-- Start of PROVIDED DATA --

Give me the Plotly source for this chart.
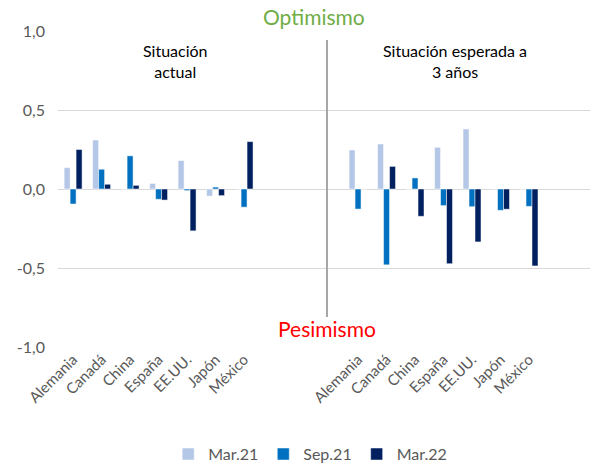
import plotly.graph_objects as go

categories = ["Alemania", "Canadá", "China", "España", "EE.UU.", "Japón", "México"]
series_names = ["Mar.21", "Sep.21", "Mar.22"]

# Situación actual
actual_mar21 = [0.135, 0.31, 0.0, 0.035, 0.18, -0.045, 0.0]
actual_sep21 = [-0.095, 0.125, 0.21, -0.065, -0.01, 0.012, -0.115]
actual_mar22 = [0.25, 0.03, 0.023, -0.07, -0.265, -0.042, 0.30]

# Situación esperada a 3 años
esperada_mar21 = [0.247, 0.285, 0.0, 0.264, 0.38, -0.005, 0.0]
esperada_sep21 = [-0.127, -0.48, 0.07, -0.105, -0.112, -0.135, -0.11]
esperada_mar22 = [0.0, 0.143, -0.173, -0.473, -0.335, -0.128, -0.487]

colors = ["#B4C7E7", "#0070C0", "#002060"]

left_pos = list(range(0, 7))
right_pos = list(range(10, 17))
xpos = left_pos + right_pos

fig = go.Figure()
for name, a, e, c in zip(series_names,
                         [actual_mar21, actual_sep21, actual_mar22],
                         [esperada_mar21, esperada_sep21, esperada_mar22],
                         colors):
    fig.add_trace(go.Bar(x=xpos, y=a + e, name=name,
                         marker=dict(color=c, line=dict(color="white", width=0.5))))

font_family = "Lato, 'Liberation Sans', sans-serif"
fig.update_layout(
    width=590, height=464,
    margin=dict(l=58, r=0, t=31, b=117, autoexpand=False),
    paper_bgcolor="white", plot_bgcolor="white",
    barmode="group", bargap=0.37, bargroupgap=0,
    font=dict(family=font_family, color="#595959"),
    showlegend=True,
    legend=dict(orientation="h", x=0.474, xanchor="center", y=-0.339, yanchor="middle",
                font=dict(size=16, color="#595959"), traceorder="normal", itemwidth=30),
    xaxis=dict(range=[-0.53, 18.14], tickmode="array", tickvals=xpos,
               ticktext=categories + categories, tickangle=-45,
               tickfont=dict(size=15, color="#595959"), showgrid=False,
               zeroline=False, showline=False, ticks="", automargin=False),
    yaxis=dict(range=[-1.0, 1.0], tickvals=[-1.0, -0.5, 0.0, 0.5, 1.0],
               ticktext=["-1,0", "-0,5", "0,0", "0,5", "1,0"],
               tickfont=dict(size=16, color="#595959"),
               showgrid=True, gridcolor="#D9D9D9", gridwidth=1,
               zeroline=True, zerolinecolor="#D9D9D9", zerolinewidth=1,
               ticks="", ticklen=0, ticklabelstandoff=12, automargin=False),
)

fig.add_shape(type="line", xref="x", yref="y", x0=8.91, x1=8.91, y0=0.943, y1=-0.81,
              line=dict(color="#A6A6A6", width=2))

fig.add_annotation(x=8.46, y=1.047, xref="x", yref="paper", text="Optimismo", showarrow=False,
                   font=dict(size=21, color="#70AD47"), yanchor="middle")
fig.add_annotation(x=8.91, y=-0.88, xref="x", yref="y", text="Pesimismo", showarrow=False,
                   font=dict(size=21, color="#FF0000"), yanchor="middle")
fig.add_annotation(x=3.6, y=0.81, xref="x", yref="y", text="Situación<br>actual",
                   showarrow=False, font=dict(size=16, color="#000000"), yanchor="middle")
fig.add_annotation(x=13.4, y=0.81, xref="x", yref="y", text="Situación esperada a<br>3 años",
                   showarrow=False, font=dict(size=16, color="#000000"), yanchor="middle")

fig.write_html("out.html", config={"displayModeBar": False},
               post_script="document.body.style.margin='0';document.body.style.overflow='hidden';")
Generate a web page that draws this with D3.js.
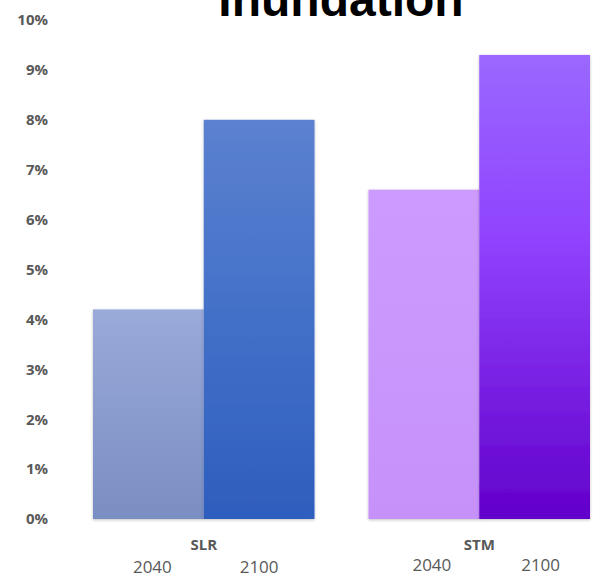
<!DOCTYPE html>
<html>
<head>
<meta charset="utf-8">
<script src="https://cdn.jsdelivr.net/npm/d3@7"></script>
<style>
  html, body { margin: 0; padding: 0; background: #fff; }
  svg { display: block; }
</style>
</head>
<body>
<svg id="chart" width="615" height="577"></svg>
<script>
// Share of area affected by inundation, by scenario and horizon year
const categories = ["SLR", "STM"];
const years = ["2040", "2100"];
const slrValues = [4.2, 8.0];
const stmValues = [6.6, 9.3];
const yTicks = [0, 1, 2, 3, 4, 5, 6, 7, 8, 9, 10];
const title = "Inundation";

const seriesByCategory = { SLR: slrValues, STM: stmValues };

// Vertical gradient stops for each bar (offset, colour), top -> bottom
const fills = {
  "SLR-2040": [[0, "#9aaad9"], [1, "#7a8ec3"]],
  "SLR-2100": [[0, "#5c81d0"], [0.5, "#4270c8"], [1, "#2e5ebe"]],
  "STM-2040": [[0, "#cd9bff"], [1, "#c692fa"]],
  "STM-2100": [[0, "#9a68ff"], [0.4, "#9042fd"], [1, "#6200cb"]]
};

const svg = d3.select("#chart");

const x0 = d3.scaleBand().domain(categories).range([66, 617]).paddingInner(0.196).paddingOuter(0.098);
const x1 = d3.scaleBand().domain(years).range([0, x0.bandwidth()]).padding(0);
const y = d3.scaleLinear().domain([0, 10]).range([519, 20]);

const defs = svg.append("defs");
Object.entries(fills).forEach(([key, stops]) => {
  const g = defs.append("linearGradient")
    .attr("id", "grad-" + key)
    .attr("x1", 0).attr("y1", 0).attr("x2", 0).attr("y2", 1);
  stops.forEach(([o, c]) => g.append("stop").attr("offset", o).attr("stop-color", c));
});
const shadow = defs.append("filter").attr("id", "barShadow")
  .attr("x", "-10%").attr("y", "-10%").attr("width", "120%").attr("height", "120%");
shadow.append("feDropShadow")
  .attr("dx", 0).attr("dy", 1).attr("stdDeviation", 1.5)
  .attr("flood-color", "#000").attr("flood-opacity", 0.25);

// Title (partly above the top edge)
svg.append("text")
  .attr("x", 341).attr("y", 16)
  .attr("text-anchor", "middle")
  .style("font-family", "'Liberation Sans', Arial, sans-serif")
  .style("font-weight", "bold")
  .style("font-size", "48px")
  .attr("fill", "#000")
  .text(title);

// Y axis labels
const yAxis = d3.axisLeft(y).tickValues(yTicks).tickFormat(d => d + "%").tickSize(0).tickPadding(0);
const yg = svg.append("g").attr("transform", "translate(48,0)").call(yAxis);
yg.select(".domain").remove();
yg.selectAll("text")
  .style("font-family", "'Open Sans', sans-serif")
  .style("font-weight", "bold")
  .style("font-size", "15px")
  .attr("fill", "#595959");

// Bars
const groups = svg.append("g").selectAll("g")
  .data(categories)
  .join("g")
  .attr("transform", d => `translate(${x0(d)},0)`);

groups.selectAll("rect")
  .data(c => years.map((yr, i) => ({ cat: c, year: yr, value: seriesByCategory[c][i] })))
  .join("rect")
  .attr("x", d => x1(d.year))
  .attr("width", x1.bandwidth())
  .attr("y", d => y(d.value))
  .attr("height", d => y(0) - y(d.value))
  .attr("fill", d => `url(#grad-${d.cat}-${d.year})`)
  .attr("filter", "url(#barShadow)");

// Category labels
svg.append("g").selectAll("text")
  .data(categories)
  .join("text")
  .attr("x", d => x0(d) + x0.bandwidth() / 2)
  .attr("y", 550)
  .attr("text-anchor", "middle")
  .style("font-family", "'Open Sans', sans-serif")
  .style("font-weight", "bold")
  .style("font-size", "15px")
  .attr("fill", "#595959")
  .text(d => d);

// Year labels beneath each category
const yearBaseline = { SLR: 573, STM: 571 };
const yearShift = { "SLR-2040": 4, "SLR-2100": 0, "STM-2040": 8, "STM-2100": 6 };
categories.forEach(c => {
  svg.append("g").selectAll("text")
    .data(years)
    .join("text")
    .attr("x", yr => x0(c) + x1(yr) + x1.bandwidth() / 2 + yearShift[c + "-" + yr])
    .attr("y", yearBaseline[c])
    .attr("text-anchor", "middle")
    .style("font-family", "'Open Sans', sans-serif")
    .style("font-size", "17px")
    .attr("fill", "#595959")
    .text(yr => yr);
});
</script>
</body>
</html>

-- End of PROVIDED DATA --

Only the lines from the top of the data through the line with "-0.335, -0.128, -0.487]" should be quoted, exactly and with both ends kept; skip the pictures.

- _ANSWER FOR THE TASK_:
Give me the Plotly source for this chart.
import plotly.graph_objects as go

categories = ["Alemania", "Canadá", "China", "España", "EE.UU.", "Japón", "México"]
series_names = ["Mar.21", "Sep.21", "Mar.22"]

# Situación actual
actual_mar21 = [0.135, 0.31, 0.0, 0.035, 0.18, -0.045, 0.0]
actual_sep21 = [-0.095, 0.125, 0.21, -0.065, -0.01, 0.012, -0.115]
actual_mar22 = [0.25, 0.03, 0.023, -0.07, -0.265, -0.042, 0.30]

# Situación esperada a 3 años
esperada_mar21 = [0.247, 0.285, 0.0, 0.264, 0.38, -0.005, 0.0]
esperada_sep21 = [-0.127, -0.48, 0.07, -0.105, -0.112, -0.135, -0.11]
esperada_mar22 = [0.0, 0.143, -0.173, -0.473, -0.335, -0.128, -0.487]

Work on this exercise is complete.